DESCRIPTION OF THE TASK
Give the number of lines in the listing below that include the word "chart", with nothing more.

GIVEN INFORMATION

• • •

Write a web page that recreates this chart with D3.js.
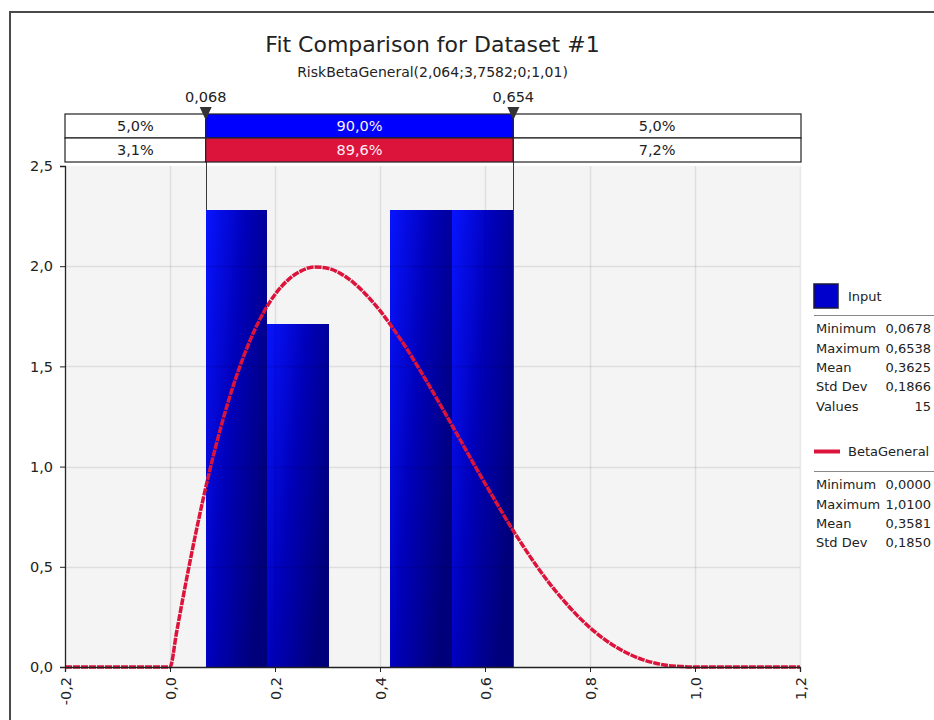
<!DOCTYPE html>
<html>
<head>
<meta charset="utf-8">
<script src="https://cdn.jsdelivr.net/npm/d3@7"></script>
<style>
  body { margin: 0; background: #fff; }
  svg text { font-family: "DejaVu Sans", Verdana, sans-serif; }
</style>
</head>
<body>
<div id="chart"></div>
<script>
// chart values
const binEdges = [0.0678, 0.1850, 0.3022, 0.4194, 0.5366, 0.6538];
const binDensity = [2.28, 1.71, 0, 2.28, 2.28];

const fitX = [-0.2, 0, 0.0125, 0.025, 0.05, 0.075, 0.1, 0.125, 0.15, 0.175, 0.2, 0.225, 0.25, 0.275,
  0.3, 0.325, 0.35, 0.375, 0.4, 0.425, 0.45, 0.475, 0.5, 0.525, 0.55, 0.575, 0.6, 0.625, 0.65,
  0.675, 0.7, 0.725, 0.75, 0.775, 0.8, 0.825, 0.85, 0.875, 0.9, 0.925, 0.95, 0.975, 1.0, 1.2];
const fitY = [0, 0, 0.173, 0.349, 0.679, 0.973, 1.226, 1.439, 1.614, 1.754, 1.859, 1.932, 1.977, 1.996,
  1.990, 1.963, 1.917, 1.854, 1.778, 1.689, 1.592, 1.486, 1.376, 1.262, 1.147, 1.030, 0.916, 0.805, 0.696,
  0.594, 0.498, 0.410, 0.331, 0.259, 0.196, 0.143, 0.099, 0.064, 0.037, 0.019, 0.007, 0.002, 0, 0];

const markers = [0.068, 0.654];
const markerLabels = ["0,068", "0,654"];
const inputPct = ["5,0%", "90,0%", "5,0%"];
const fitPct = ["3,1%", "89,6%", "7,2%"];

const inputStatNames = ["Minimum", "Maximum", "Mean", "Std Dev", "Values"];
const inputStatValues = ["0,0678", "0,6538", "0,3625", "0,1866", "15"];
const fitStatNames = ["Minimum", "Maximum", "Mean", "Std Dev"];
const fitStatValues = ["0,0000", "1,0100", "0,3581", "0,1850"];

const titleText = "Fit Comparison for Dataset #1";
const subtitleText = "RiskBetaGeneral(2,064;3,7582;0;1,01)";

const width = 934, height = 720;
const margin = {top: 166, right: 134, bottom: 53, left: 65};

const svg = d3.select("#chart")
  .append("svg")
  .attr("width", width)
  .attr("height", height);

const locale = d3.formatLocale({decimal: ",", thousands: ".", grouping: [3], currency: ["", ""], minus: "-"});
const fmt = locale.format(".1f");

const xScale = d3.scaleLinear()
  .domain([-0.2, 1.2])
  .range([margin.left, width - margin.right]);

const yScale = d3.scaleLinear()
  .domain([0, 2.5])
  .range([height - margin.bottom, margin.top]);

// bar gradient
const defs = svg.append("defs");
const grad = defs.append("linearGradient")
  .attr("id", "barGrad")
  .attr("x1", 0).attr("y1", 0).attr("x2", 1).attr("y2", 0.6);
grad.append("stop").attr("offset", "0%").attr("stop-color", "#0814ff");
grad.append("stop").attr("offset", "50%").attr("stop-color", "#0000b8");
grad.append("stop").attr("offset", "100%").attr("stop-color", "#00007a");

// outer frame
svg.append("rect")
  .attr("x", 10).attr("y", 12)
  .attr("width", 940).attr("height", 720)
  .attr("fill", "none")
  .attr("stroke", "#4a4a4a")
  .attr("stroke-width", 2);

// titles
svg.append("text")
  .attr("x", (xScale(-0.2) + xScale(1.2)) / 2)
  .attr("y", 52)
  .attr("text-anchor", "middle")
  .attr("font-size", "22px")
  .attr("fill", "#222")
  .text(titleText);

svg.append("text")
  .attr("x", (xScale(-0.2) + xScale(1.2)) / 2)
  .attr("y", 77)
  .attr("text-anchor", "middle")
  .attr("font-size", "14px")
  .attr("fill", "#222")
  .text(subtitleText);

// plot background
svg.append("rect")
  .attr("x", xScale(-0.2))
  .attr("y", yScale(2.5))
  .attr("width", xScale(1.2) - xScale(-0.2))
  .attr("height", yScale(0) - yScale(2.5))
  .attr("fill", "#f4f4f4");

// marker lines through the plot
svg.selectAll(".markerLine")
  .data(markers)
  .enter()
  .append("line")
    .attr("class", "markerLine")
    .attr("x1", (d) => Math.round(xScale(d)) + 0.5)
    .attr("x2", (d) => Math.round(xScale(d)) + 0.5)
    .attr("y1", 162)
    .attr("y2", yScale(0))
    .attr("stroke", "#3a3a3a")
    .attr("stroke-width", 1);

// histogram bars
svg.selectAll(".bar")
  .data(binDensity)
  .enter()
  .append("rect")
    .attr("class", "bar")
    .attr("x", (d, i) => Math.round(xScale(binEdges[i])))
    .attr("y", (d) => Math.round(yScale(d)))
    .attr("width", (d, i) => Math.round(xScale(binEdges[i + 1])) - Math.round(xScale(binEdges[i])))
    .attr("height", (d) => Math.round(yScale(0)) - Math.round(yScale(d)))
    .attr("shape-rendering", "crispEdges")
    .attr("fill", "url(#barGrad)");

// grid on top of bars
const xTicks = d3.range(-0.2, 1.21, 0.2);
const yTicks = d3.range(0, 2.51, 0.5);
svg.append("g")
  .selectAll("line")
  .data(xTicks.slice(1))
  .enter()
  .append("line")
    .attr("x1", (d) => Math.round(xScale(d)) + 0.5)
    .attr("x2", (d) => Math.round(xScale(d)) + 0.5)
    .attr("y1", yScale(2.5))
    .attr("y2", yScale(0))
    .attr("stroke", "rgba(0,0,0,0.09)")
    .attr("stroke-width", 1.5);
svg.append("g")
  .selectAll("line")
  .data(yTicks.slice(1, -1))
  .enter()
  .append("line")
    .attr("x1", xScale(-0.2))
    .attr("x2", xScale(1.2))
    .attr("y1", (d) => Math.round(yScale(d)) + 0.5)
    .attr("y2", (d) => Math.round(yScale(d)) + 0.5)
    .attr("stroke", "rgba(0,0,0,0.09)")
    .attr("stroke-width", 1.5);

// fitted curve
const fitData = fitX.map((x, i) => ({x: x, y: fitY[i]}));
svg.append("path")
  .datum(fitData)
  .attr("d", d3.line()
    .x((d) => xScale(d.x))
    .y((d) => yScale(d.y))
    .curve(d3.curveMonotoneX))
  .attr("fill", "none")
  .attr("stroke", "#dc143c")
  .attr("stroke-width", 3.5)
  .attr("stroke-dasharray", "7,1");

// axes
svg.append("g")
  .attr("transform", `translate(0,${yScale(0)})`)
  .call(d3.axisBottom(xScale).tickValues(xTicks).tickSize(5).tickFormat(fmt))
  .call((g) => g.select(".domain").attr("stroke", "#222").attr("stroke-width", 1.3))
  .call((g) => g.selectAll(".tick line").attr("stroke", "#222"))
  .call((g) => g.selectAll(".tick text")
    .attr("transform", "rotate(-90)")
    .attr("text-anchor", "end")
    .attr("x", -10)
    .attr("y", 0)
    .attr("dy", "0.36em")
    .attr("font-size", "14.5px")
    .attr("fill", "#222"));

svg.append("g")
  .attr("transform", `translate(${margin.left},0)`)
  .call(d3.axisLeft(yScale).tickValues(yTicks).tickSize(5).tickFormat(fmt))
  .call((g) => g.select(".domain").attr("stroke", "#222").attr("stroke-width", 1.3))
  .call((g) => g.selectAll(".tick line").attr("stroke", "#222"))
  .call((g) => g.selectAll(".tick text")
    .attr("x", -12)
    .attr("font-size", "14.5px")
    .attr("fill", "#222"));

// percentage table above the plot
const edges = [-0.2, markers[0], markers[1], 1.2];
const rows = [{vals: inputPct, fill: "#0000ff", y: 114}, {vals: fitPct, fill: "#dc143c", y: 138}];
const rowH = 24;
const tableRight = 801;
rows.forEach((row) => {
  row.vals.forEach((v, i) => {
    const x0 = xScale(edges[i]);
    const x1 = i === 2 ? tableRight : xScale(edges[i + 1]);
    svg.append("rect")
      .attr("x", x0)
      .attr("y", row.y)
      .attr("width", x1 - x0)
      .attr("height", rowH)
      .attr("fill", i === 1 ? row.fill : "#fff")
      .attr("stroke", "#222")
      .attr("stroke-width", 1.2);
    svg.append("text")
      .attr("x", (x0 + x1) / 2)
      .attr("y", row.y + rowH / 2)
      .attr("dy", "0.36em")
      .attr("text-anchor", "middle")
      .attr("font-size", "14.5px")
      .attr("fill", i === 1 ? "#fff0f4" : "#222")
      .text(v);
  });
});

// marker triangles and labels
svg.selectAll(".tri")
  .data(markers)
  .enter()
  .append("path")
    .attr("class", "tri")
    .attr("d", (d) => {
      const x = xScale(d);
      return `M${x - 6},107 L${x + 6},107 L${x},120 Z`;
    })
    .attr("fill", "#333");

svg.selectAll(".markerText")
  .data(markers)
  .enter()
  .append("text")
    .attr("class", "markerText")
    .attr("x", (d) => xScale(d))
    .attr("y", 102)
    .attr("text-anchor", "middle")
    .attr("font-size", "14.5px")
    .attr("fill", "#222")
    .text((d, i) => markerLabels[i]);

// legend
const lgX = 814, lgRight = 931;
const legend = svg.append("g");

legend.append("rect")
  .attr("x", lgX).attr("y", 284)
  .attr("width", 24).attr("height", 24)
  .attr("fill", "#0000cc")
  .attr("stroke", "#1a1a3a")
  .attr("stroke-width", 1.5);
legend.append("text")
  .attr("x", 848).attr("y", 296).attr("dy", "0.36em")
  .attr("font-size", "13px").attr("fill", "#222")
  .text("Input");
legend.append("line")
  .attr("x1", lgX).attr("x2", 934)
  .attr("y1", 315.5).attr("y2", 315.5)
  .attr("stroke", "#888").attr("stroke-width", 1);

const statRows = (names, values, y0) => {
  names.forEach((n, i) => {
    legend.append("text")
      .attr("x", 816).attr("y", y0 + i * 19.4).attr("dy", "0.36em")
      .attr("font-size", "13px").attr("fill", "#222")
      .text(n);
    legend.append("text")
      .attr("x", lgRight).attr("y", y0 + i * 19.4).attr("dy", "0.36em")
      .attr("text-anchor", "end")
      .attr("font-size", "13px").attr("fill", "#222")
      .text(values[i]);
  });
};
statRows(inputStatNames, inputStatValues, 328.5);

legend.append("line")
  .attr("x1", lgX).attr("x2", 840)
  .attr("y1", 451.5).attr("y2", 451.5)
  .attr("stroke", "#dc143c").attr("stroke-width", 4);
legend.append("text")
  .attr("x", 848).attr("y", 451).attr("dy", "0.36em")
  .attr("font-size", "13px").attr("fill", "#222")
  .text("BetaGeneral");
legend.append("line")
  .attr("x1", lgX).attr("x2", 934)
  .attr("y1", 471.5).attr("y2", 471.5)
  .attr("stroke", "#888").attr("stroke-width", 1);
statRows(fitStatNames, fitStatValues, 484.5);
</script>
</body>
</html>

• • •

WRITTEN ANSWER
4